# Your task
Return the whole listing, line for line, without the pictures in it.

# Data lines
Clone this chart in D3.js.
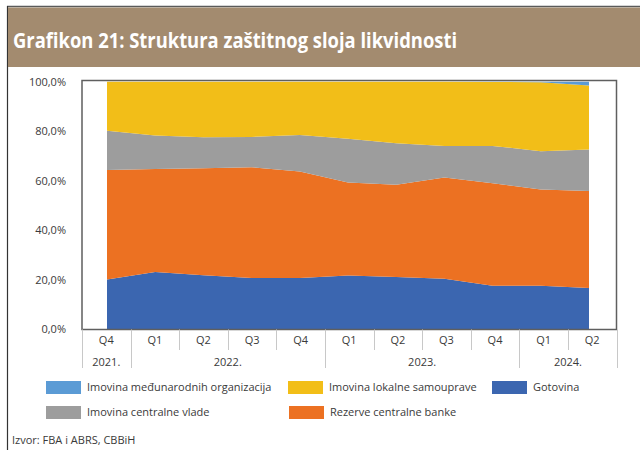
<!DOCTYPE html>
<meta charset="utf-8">
<head>
	<script src="https://cdn.jsdelivr.net/npm/d3@7/dist/d3.min.js"></script>
	<style>
		body { margin: 0; background: #fff; }
		svg { display: block; font-family: "Open Sans", sans-serif; }
		.lab { font-size: 11px; fill: #3a3a3a; }
	</style>
</head>
<body>
	<div id="chart"></div>
</body>
<script type="text/javascript">
	// quarters on the x axis (Q4 2021 .. Q2 2024)
	var quarters = ["Q4", "Q1", "Q2", "Q3", "Q4", "Q1", "Q2", "Q3", "Q4", "Q1", "Q2"];
	var years = [
		{label: "2021.", n: 1},
		{label: "2022.", n: 4},
		{label: "2023.", n: 4},
		{label: "2024.", n: 2}
	];

	// shares in %, bottom of the stack first
	var gotovina      = [20.2, 23.2, 21.9, 20.8, 20.8, 21.8, 21.2, 20.5, 17.7, 17.7, 16.7];
	var rezerveCB     = [44.2, 41.6, 43.2, 44.7, 43.0, 37.5, 37.2, 40.8, 41.3, 38.8, 39.2];
	var centralnaVlada = [15.8, 13.5, 12.5, 12.2, 14.7, 17.7, 16.8, 12.8, 15.1, 15.4, 16.7];
	var lokalnaSamoup = [19.8, 21.7, 22.4, 22.3, 21.5, 23.0, 24.8, 25.9, 25.8, 27.9, 25.9];
	var medjunarodne  = [0, 0, 0, 0, 0, 0, 0, 0, 0.1, 0.2, 1.5];

	var yTicks = [0, 20, 40, 60, 80, 100];

	var series = [
		{key: "gotovina", name: "Gotovina", values: gotovina, color: "#3B66B0"},
		{key: "rezerve", name: "Rezerve centralne banke", values: rezerveCB, color: "#EC7122"},
		{key: "vlada", name: "Imovina centralne vlade", values: centralnaVlada, color: "#9D9D9D"},
		{key: "lokalna", name: "Imovina lokalne samouprave", values: lokalnaSamoup, color: "#F2BE18"},
		{key: "medj", name: "Imovina međunarodnih organizacija", values: medjunarodne, color: "#5B9BD5"}
	];

	var W = 640, H = 450;
	var plot = {left: 82, right: 616.5, top: 80.5, bottom: 329.5};

	var svg = d3.select("#chart").append("svg")
		.attr("width", W)
		.attr("height", H);

	svg.append("rect").attr("width", W).attr("height", H).attr("fill", "#fff");

	// outer frame pieces + title banner
	svg.append("line")
		.attr("x1", 7).attr("x2", W).attr("y1", 6.5).attr("y2", 6.5)
		.attr("stroke", "#5a5a5a").attr("stroke-width", 1.5);
	svg.append("line")
		.attr("x1", 7.5).attr("x2", 7.5).attr("y1", 6).attr("y2", H)
		.attr("stroke", "#333").attr("stroke-width", 1.2);
	svg.append("rect")
		.attr("x", 8).attr("y", 7.5).attr("width", W - 8).attr("height", 59.5)
		.attr("fill", "#A38B6F");
	svg.append("text")
		.attr("x", 13).attr("y", 48)
		.attr("fill", "#fff")
		.style("font-size", "21px")
		.style("font-weight", "bold")
		.attr("textLength", 444)
		.attr("lengthAdjust", "spacingAndGlyphs")
		.text("Grafikon 21: Struktura zaštitnog sloja likvidnosti");

	var idx = d3.range(quarters.length);

	var x = d3.scalePoint()
		.domain(idx)
		.range([107, 589]);

	var xBand = d3.scaleBand()
		.domain(idx)
		.range([plot.left, plot.right]);

	var y = d3.scaleLinear()
		.domain([0, 100])
		.range([329.5, 81.7]);

	var table = idx.map(function(i) {
		var row = {i: i};
		series.forEach(function(s) { row[s.key] = s.values[i]; });
		return row;
	});

	var stack = d3.stack().keys(series.map(function(s) { return s.key; }));
	var layers = stack(table);

	var area = d3.area()
		.x(function(d) { return x(d.data.i); })
		.y0(function(d) { return y(d[0]); })
		.y1(function(d) { return y(d[1]); });

	svg.append("g")
		.selectAll("path")
		.data(layers)
		.enter().append("path")
		.attr("d", area)
		.attr("fill", function(d, i) { return series[i].color; });

	// plot frame
	svg.append("rect")
		.attr("x", plot.left).attr("y", plot.top)
		.attr("width", plot.right - plot.left)
		.attr("height", plot.bottom - plot.top)
		.attr("fill", "none")
		.attr("stroke", "#5f5f5f")
		.attr("stroke-width", 1.5);

	// y labels
	var fmt = d3.formatLocale({decimal: ",", thousands: ".", grouping: [3], currency: ["", ""]}).format(".1f");
	svg.append("g")
		.selectAll("text")
		.data(yTicks)
		.enter().append("text")
		.attr("class", "lab")
		.attr("x", 66)
		.attr("y", function(d) { return y(d); })
		.attr("dy", "0.35em")
		.attr("text-anchor", "end")
		.text(function(d) { return fmt(d) + "%"; });

	// x axis: quarter row, year row
	var xg = svg.append("g");
	var yearStart = [];
	var acc = 0;
	years.forEach(function(yy) { yearStart.push(acc); acc += yy.n; });

	idx.concat([quarters.length]).forEach(function(i) {
		var xp = i < quarters.length ? xBand(i) : plot.right;
		var isYear = yearStart.indexOf(i) >= 0 || i === quarters.length;
		xg.append("line")
			.attr("x1", Math.round(xp) + 0.5).attr("x2", Math.round(xp) + 0.5)
			.attr("y1", plot.bottom)
			.attr("y2", isYear ? 368 : 350)
			.attr("stroke", "#c8c8c8")
			.attr("stroke-width", 1);
	});

	xg.selectAll(".q")
		.data(idx)
		.enter().append("text")
		.attr("class", "lab")
		.attr("x", function(i) { return xBand(i) + xBand.bandwidth() / 2; })
		.attr("y", 340)
		.attr("dy", "0.35em")
		.attr("text-anchor", "middle")
		.text(function(i) { return quarters[i]; });

	xg.selectAll(".yr")
		.data(years)
		.enter().append("text")
		.attr("class", "lab")
		.attr("x", function(d, k) {
			var a = xBand(yearStart[k]);
			return a + d.n * xBand.bandwidth() / 2;
		})
		.attr("y", 362)
		.attr("dy", "0.35em")
		.attr("text-anchor", "middle")
		.text(function(d) { return d.label; });

	// legend
	var legendItems = [
		{s: series[4], x: 46, y: 381},
		{s: series[3], x: 288, y: 381},
		{s: series[0], x: 492, y: 381},
		{s: series[2], x: 46, y: 406},
		{s: series[1], x: 289, y: 406}
	];
	var lg = svg.append("g")
		.selectAll("g")
		.data(legendItems)
		.enter().append("g")
		.attr("transform", function(d) { return "translate(" + d.x + "," + d.y + ")"; });
	lg.append("rect")
		.attr("width", 35).attr("height", 13)
		.attr("fill", function(d) { return d.s.color; });
	lg.append("text")
		.attr("class", "lab")
		.attr("x", 41).attr("y", 6.5)
		.attr("dy", "0.35em")
		.text(function(d) { return d.s.name; });

	svg.append("text")
		.attr("class", "lab")
		.attr("x", 12).attr("y", 440)
		.attr("dy", "0.35em")
		.text("Izvor: FBA i ABRS, CBBiH");
</script>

# Complete answer
Clone this chart in D3.js.
<!DOCTYPE html>
<meta charset="utf-8">
<head>
	<script src="https://cdn.jsdelivr.net/npm/d3@7/dist/d3.min.js"></script>
	<style>
		body { margin: 0; background: #fff; }
		svg { display: block; font-family: "Open Sans", sans-serif; }
		.lab { font-size: 11px; fill: #3a3a3a; }
	</style>
</head>
<body>
	<div id="chart"></div>
</body>
<script type="text/javascript">
	// quarters on the x axis (Q4 2021 .. Q2 2024)
	var quarters = ["Q4", "Q1", "Q2", "Q3", "Q4", "Q1", "Q2", "Q3", "Q4", "Q1", "Q2"];
	var years = [
		{label: "2021.", n: 1},
		{label: "2022.", n: 4},
		{label: "2023.", n: 4},
		{label: "2024.", n: 2}
	];

	// shares in %, bottom of the stack first
	var gotovina      = [20.2, 23.2, 21.9, 20.8, 20.8, 21.8, 21.2, 20.5, 17.7, 17.7, 16.7];
	var rezerveCB     = [44.2, 41.6, 43.2, 44.7, 43.0, 37.5, 37.2, 40.8, 41.3, 38.8, 39.2];
	var centralnaVlada = [15.8, 13.5, 12.5, 12.2, 14.7, 17.7, 16.8, 12.8, 15.1, 15.4, 16.7];
	var lokalnaSamoup = [19.8, 21.7, 22.4, 22.3, 21.5, 23.0, 24.8, 25.9, 25.8, 27.9, 25.9];
	var medjunarodne  = [0, 0, 0, 0, 0, 0, 0, 0, 0.1, 0.2, 1.5];

	var yTicks = [0, 20, 40, 60, 80, 100];

	var series = [
		{key: "gotovina", name: "Gotovina", values: gotovina, color: "#3B66B0"},
		{key: "rezerve", name: "Rezerve centralne banke", values: rezerveCB, color: "#EC7122"},
		{key: "vlada", name: "Imovina centralne vlade", values: centralnaVlada, color: "#9D9D9D"},
		{key: "lokalna", name: "Imovina lokalne samouprave", values: lokalnaSamoup, color: "#F2BE18"},
		{key: "medj", name: "Imovina međunarodnih organizacija", values: medjunarodne, color: "#5B9BD5"}
	];

	var W = 640, H = 450;
	var plot = {left: 82, right: 616.5, top: 80.5, bottom: 329.5};

	var svg = d3.select("#chart").append("svg")
		.attr("width", W)
		.attr("height", H);

	svg.append("rect").attr("width", W).attr("height", H).attr("fill", "#fff");

	// outer frame pieces + title banner
	svg.append("line")
		.attr("x1", 7).attr("x2", W).attr("y1", 6.5).attr("y2", 6.5)
		.attr("stroke", "#5a5a5a").attr("stroke-width", 1.5);
	svg.append("line")
		.attr("x1", 7.5).attr("x2", 7.5).attr("y1", 6).attr("y2", H)
		.attr("stroke", "#333").attr("stroke-width", 1.2);
	svg.append("rect")
		.attr("x", 8).attr("y", 7.5).attr("width", W - 8).attr("height", 59.5)
		.attr("fill", "#A38B6F");
	svg.append("text")
		.attr("x", 13).attr("y", 48)
		.attr("fill", "#fff")
		.style("font-size", "21px")
		.style("font-weight", "bold")
		.attr("textLength", 444)
		.attr("lengthAdjust", "spacingAndGlyphs")
		.text("Grafikon 21: Struktura zaštitnog sloja likvidnosti");

	var idx = d3.range(quarters.length);

	var x = d3.scalePoint()
		.domain(idx)
		.range([107, 589]);

	var xBand = d3.scaleBand()
		.domain(idx)
		.range([plot.left, plot.right]);

	var y = d3.scaleLinear()
		.domain([0, 100])
		.range([329.5, 81.7]);

	var table = idx.map(function(i) {
		var row = {i: i};
		series.forEach(function(s) { row[s.key] = s.values[i]; });
		return row;
	});

	var stack = d3.stack().keys(series.map(function(s) { return s.key; }));
	var layers = stack(table);

	var area = d3.area()
		.x(function(d) { return x(d.data.i); })
		.y0(function(d) { return y(d[0]); })
		.y1(function(d) { return y(d[1]); });

	svg.append("g")
		.selectAll("path")
		.data(layers)
		.enter().append("path")
		.attr("d", area)
		.attr("fill", function(d, i) { return series[i].color; });

	// plot frame
	svg.append("rect")
		.attr("x", plot.left).attr("y", plot.top)
		.attr("width", plot.right - plot.left)
		.attr("height", plot.bottom - plot.top)
		.attr("fill", "none")
		.attr("stroke", "#5f5f5f")
		.attr("stroke-width", 1.5);

	// y labels
	var fmt = d3.formatLocale({decimal: ",", thousands: ".", grouping: [3], currency: ["", ""]}).format(".1f");
	svg.append("g")
		.selectAll("text")
		.data(yTicks)
		.enter().append("text")
		.attr("class", "lab")
		.attr("x", 66)
		.attr("y", function(d) { return y(d); })
		.attr("dy", "0.35em")
		.attr("text-anchor", "end")
		.text(function(d) { return fmt(d) + "%"; });

	// x axis: quarter row, year row
	var xg = svg.append("g");
	var yearStart = [];
	var acc = 0;
	years.forEach(function(yy) { yearStart.push(acc); acc += yy.n; });

	idx.concat([quarters.length]).forEach(function(i) {
		var xp = i < quarters.length ? xBand(i) : plot.right;
		var isYear = yearStart.indexOf(i) >= 0 || i === quarters.length;
		xg.append("line")
			.attr("x1", Math.round(xp) + 0.5).attr("x2", Math.round(xp) + 0.5)
			.attr("y1", plot.bottom)
			.attr("y2", isYear ? 368 : 350)
			.attr("stroke", "#c8c8c8")
			.attr("stroke-width", 1);
	});

	xg.selectAll(".q")
		.data(idx)
		.enter().append("text")
		.attr("class", "lab")
		.attr("x", function(i) { return xBand(i) + xBand.bandwidth() / 2; })
		.attr("y", 340)
		.attr("dy", "0.35em")
		.attr("text-anchor", "middle")
		.text(function(i) { return quarters[i]; });

	xg.selectAll(".yr")
		.data(years)
		.enter().append("text")
		.attr("class", "lab")
		.attr("x", function(d, k) {
			var a = xBand(yearStart[k]);
			return a + d.n * xBand.bandwidth() / 2;
		})
		.attr("y", 362)
		.attr("dy", "0.35em")
		.attr("text-anchor", "middle")
		.text(function(d) { return d.label; });

	// legend
	var legendItems = [
		{s: series[4], x: 46, y: 381},
		{s: series[3], x: 288, y: 381},
		{s: series[0], x: 492, y: 381},
		{s: series[2], x: 46, y: 406},
		{s: series[1], x: 289, y: 406}
	];
	var lg = svg.append("g")
		.selectAll("g")
		.data(legendItems)
		.enter().append("g")
		.attr("transform", function(d) { return "translate(" + d.x + "," + d.y + ")"; });
	lg.append("rect")
		.attr("width", 35).attr("height", 13)
		.attr("fill", function(d) { return d.s.color; });
	lg.append("text")
		.attr("class", "lab")
		.attr("x", 41).attr("y", 6.5)
		.attr("dy", "0.35em")
		.text(function(d) { return d.s.name; });

	svg.append("text")
		.attr("class", "lab")
		.attr("x", 12).attr("y", 440)
		.attr("dy", "0.35em")
		.text("Izvor: FBA i ABRS, CBBiH");
</script>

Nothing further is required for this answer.